Emmanuel Cole
Emmanuel Cole (1908–1972) was a Sierra Leonean soldier who demanded fair treatment and reasonable pay from the British colonial power. Emmanuel Cole's efforts forced the British to provide improved conditions of service to Sierra Leonean soldiers of the Royal West African Frontier Force and for other RWAFF soldiers throughout British West Africa.
Early life
Emmanuel Cole was born in 1908 in Freetown, the capital of Sierra Leone to poor Creole parents. After he graduated from secondary school in 1926, he immediately joint the Royal West African Frontier Force at the age of eighteen. He was attached to the Royal Artillery at the heavy battery in Murray Town Barracks in Freetown.
Protest
In January, 1939, Cole convinced a group of his fellow Sierra Leonean soldiers to join him in sending a letter of protest to their British commanding officer, complaining that their pay was not enough to meet expenses. Cole and his fellow soldiers also demanded to be treated in the same way as British soldiers of the same rank and most of all they demanded boot and other forms of footwear.

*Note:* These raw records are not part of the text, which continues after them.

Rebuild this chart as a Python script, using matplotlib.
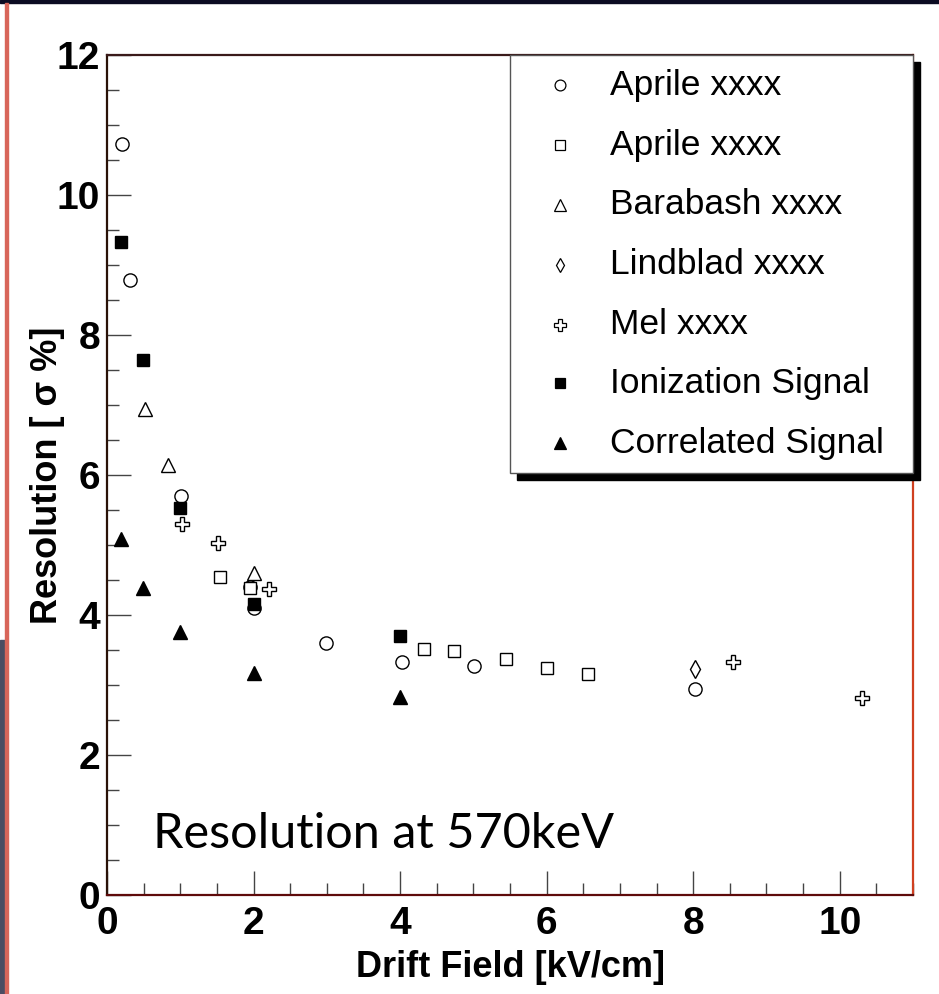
# Energieaufloesung gegen Driftfeld
import matplotlib.pyplot as plt
from matplotlib.patches import Rectangle

# Aprile (Kreise)
aprile1_x = [0.2, 0.31, 1.01, 1.95, 2.0, 2.99, 4.02, 5.01, 8.02]
aprile1_y = [10.73, 8.79, 5.70, 4.40, 4.10, 3.60, 3.33, 3.27, 2.94]
# Aprile (Quadrate)
aprile2_x = [1.54, 1.95, 4.32, 4.74, 5.45, 6.0, 6.56]
aprile2_y = [4.54, 4.39, 3.51, 3.49, 3.37, 3.25, 3.16]
# Barabash
barabash_x = [0.52, 0.83, 2.0]
barabash_y = [6.94, 6.14, 4.60]
# Lindblad
lindblad_x = [8.03]
lindblad_y = [3.23]
# Mel
mel_x = [1.03, 1.51, 2.21, 8.54, 10.30]
mel_y = [5.30, 5.03, 4.37, 3.33, 2.81]
# eigene Messung
ion_x = [0.19, 0.49, 1.0, 2.0, 4.0]
ion_y = [9.33, 7.64, 5.53, 4.16, 3.70]
corr_x = [0.19, 0.49, 1.0, 2.0, 4.0]
corr_y = [5.09, 4.39, 3.76, 3.17, 2.83]

labels = ["Aprile xxxx", "Aprile xxxx", "Barabash xxxx", "Lindblad xxxx",
          "Mel xxxx", "Ionization Signal", "Correlated Signal"]

series = [
    (aprile1_x, aprile1_y, "o", "white", 9.5),
    (aprile2_x, aprile2_y, "s", "white", 9.0),
    (barabash_x, barabash_y, "^", "white", 10.0),
    (lindblad_x, lindblad_y, "d", "white", 9.0),
    (mel_x, mel_y, "P", "white", 10.0),
    (ion_x, ion_y, "s", "black", 9.0),
    (corr_x, corr_y, "^", "black", 10.0),
]

fig = plt.figure(figsize=(9.39, 9.94), dpi=100)
W, H = 939, 994

# Rahmen der Folie
fig.patches.append(Rectangle((0, 1 - 3 / H), 1, 3 / H, transform=fig.transFigure,
                             color="#0b0b22", zorder=0))
fig.patches.append(Rectangle((0, 0), 5 / W, 1 - 640 / H, transform=fig.transFigure,
                             color="#4b4d62", zorder=0))
fig.patches.append(Rectangle((5 / W, 0), 2.5 / W, 1 - 3 / H, transform=fig.transFigure,
                             color="#d8665a", zorder=0))

ax = fig.add_axes([107 / W, 1 - 895 / H, 806 / W, 840 / H])

for (x, y, m, fc, ms), lab in zip(series, labels):
    ax.plot(x, y, m, ls="none", mfc=fc, mec="black", mew=1.0, ms=ms,
            label=lab, clip_on=False, zorder=3)

ax.set_xlim(0, 11)
ax.set_ylim(0, 12)
ax.set_xticks([0, 2, 4, 6, 8, 10])
ax.set_yticks([0, 2, 4, 6, 8, 10, 12])
ax.set_xticks([i * 0.5 for i in range(23)], minor=True)
ax.set_yticks([i * 0.5 for i in range(25)], minor=True)

tick_font = dict(family="Liberation Sans", weight="bold", size=28)
ax.set_xticklabels(["0", "2", "4", "6", "8", "10"], fontdict=tick_font)
ax.set_yticklabels(["0", "2", "4", "6", "8", "10", "12"], fontdict=tick_font)
ax.tick_params(which="both", direction="in", top=False, right=False,
               color="#444444", width=1.0)
ax.tick_params(which="major", length=17)
ax.tick_params(which="minor", length=8.5)
ax.tick_params(axis="x", pad=8)
ax.tick_params(axis="y", pad=5)

ax.spines["left"].set_color("#2a1208")
ax.spines["bottom"].set_color("#5e0a0a")
ax.spines["top"].set_color("#3a1a1a")
ax.spines["right"].set_color("#d04020")
for s in ax.spines.values():
    s.set_linewidth(1.6)

ax.set_xlabel("Drift Field [kV/cm]", family="Liberation Sans", weight="bold",
              size=26, labelpad=6)
ax.set_ylabel("Resolution [ σ %]", family="Liberation Sans", weight="bold",
              size=26)
ax.yaxis.set_label_coords(-0.052, 0.5)

ax.text(0.057, 0.056, "Resolution at 570keV", transform=ax.transAxes,
        family="Lato", size=35, ha="left", va="baseline")

# Legende mit Schatten
x0, y0 = 0.5, 0.502
ax.add_patch(Rectangle((x0 + 7 / 806, y0 - 7 / 840), 1 - x0, 1 - y0,
                       transform=ax.transAxes, color="black", clip_on=False, zorder=5))
ax.add_patch(Rectangle((x0, y0), 1 - x0, 1 - y0, transform=ax.transAxes,
                       facecolor="white", edgecolor="#555555", lw=1.0,
                       clip_on=False, zorder=6))
rows = [85, 145, 205, 265, 325, 383, 443]
for (x, y, m, fc, ms), lab, r in zip(series, labels, rows):
    yy = (895 - r) / 840
    ax.plot([(560 - 107) / 806], [yy], m, mfc=fc, mec="black", mew=0.9,
            ms=ms * 0.82, transform=ax.transAxes, clip_on=False, zorder=7)
    ax.text((610 - 107) / 806, yy, lab, transform=ax.transAxes,
            family="Liberation Sans", size=25.5, va="center", ha="left", zorder=7)

plt.savefig("out.png", dpi=100)
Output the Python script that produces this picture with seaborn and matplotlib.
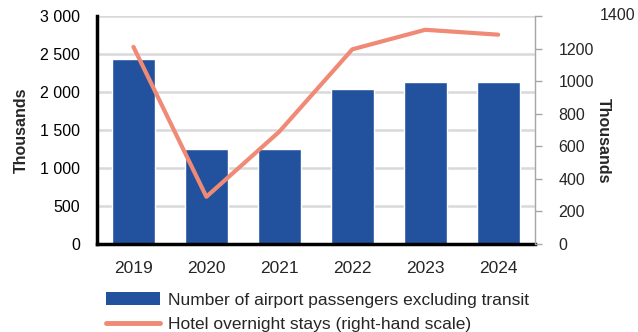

The British Inspector-General of the West African Frontier Force had recommended boots for the soldiers as early as 1903, but the British officers on the sport preferred the African soldiers to remain barefoot to suggest their inferiority to British troops. When the commanding officer ridiculed the soldiers' demands, Cole asked bluntly: "Is our flesh different from that of the white gunners?," and when their demands received no consideration, Cole organised a strike. They refused to dress properly or to come to parade until given a fair treatment.
The British decided to deal with Cole and the others in the harshest possible way, and they charged them with mutiny, a crime carrying severe punishment under the military code. Throughout the court martial proceedings, Emmanuel Cole was coolly defiant. The British officers sentenced Emmanuel Cole to fifteen years in prison and his fellow soldiers to period ranging down to eighty-four days, but Labour MPs in Britain agitated until Cole and the others were pardoned.
Soon after the mutiny, the British were finally forced to provide boots and improved conditions of service to Sierra Leonean soldiers and other soldiers throughout British West Africa. Emmanuel Cole's efforts had brought increased dignity to thousands of his fellow West Africans.